The very fact that this question can be postulated itself implies that the validity of metaphysics is doubtable. Some people, who according to Kant, give claims that they have studied the subject might say that it is real, but according to Kant, metaphysics needs a sturdier foundation that it has.
It is interesting to note that the very author/philosopher that led Kant to such conclusions was David Hume, who according to Kant, "threw no light on this species of knowledge, but he certainly struck a spark from which light might have been obtained, had it caught some inflammable substance and had its smoldering fire been carefully nursed and developed," ( Source http://www.mnstate.edu/gracyk/courses/phil%20306/kant_materials/prolegomena2.htm).

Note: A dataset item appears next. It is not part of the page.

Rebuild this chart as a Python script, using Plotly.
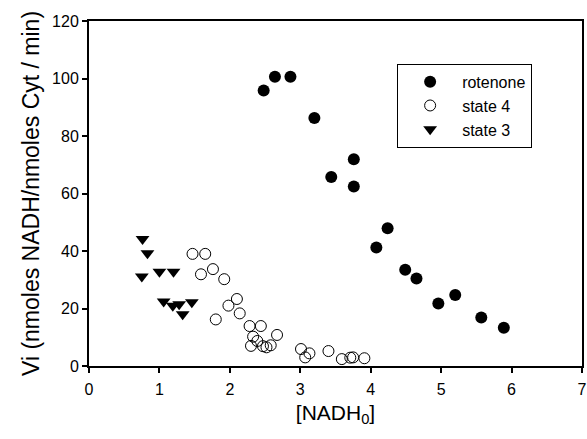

Hume concluded that if our knowledge of causes and their effects is not based on reason but rather on custom, all the metaphysical theories that attempt to explian how our reason leads us to such knowledge are worthless. Kant found that all metaphysics is based on a priori reasoning and is thus open to Humean attack. He shows how connections can be drawn a priori and how metaphysics is possible in The Critique of Pure Reason, of which the Prolegomena is a short summary.
4 comments:
isnt the definition of metaphysics that it is above physics? doesnt this have the same argument as hume's no miracles? if our knowledge is worthless, then there is no reason to keep going, but we have to keep going. cant our reason be understood by cause and effect also
i kinda agree with you on everything u just said except that last part. I we don't know that cause and effect are real, then how can we base our reason on them?
i kinda agree with you on everything u just said except that last part. I we don't know that cause and effect are real, then how can we base our reason on them?
idk, i always thought that physics would reavl the meta part eventually and that all speculation of metaphysics was based off of current physics. kind of just predicting the next discoveries.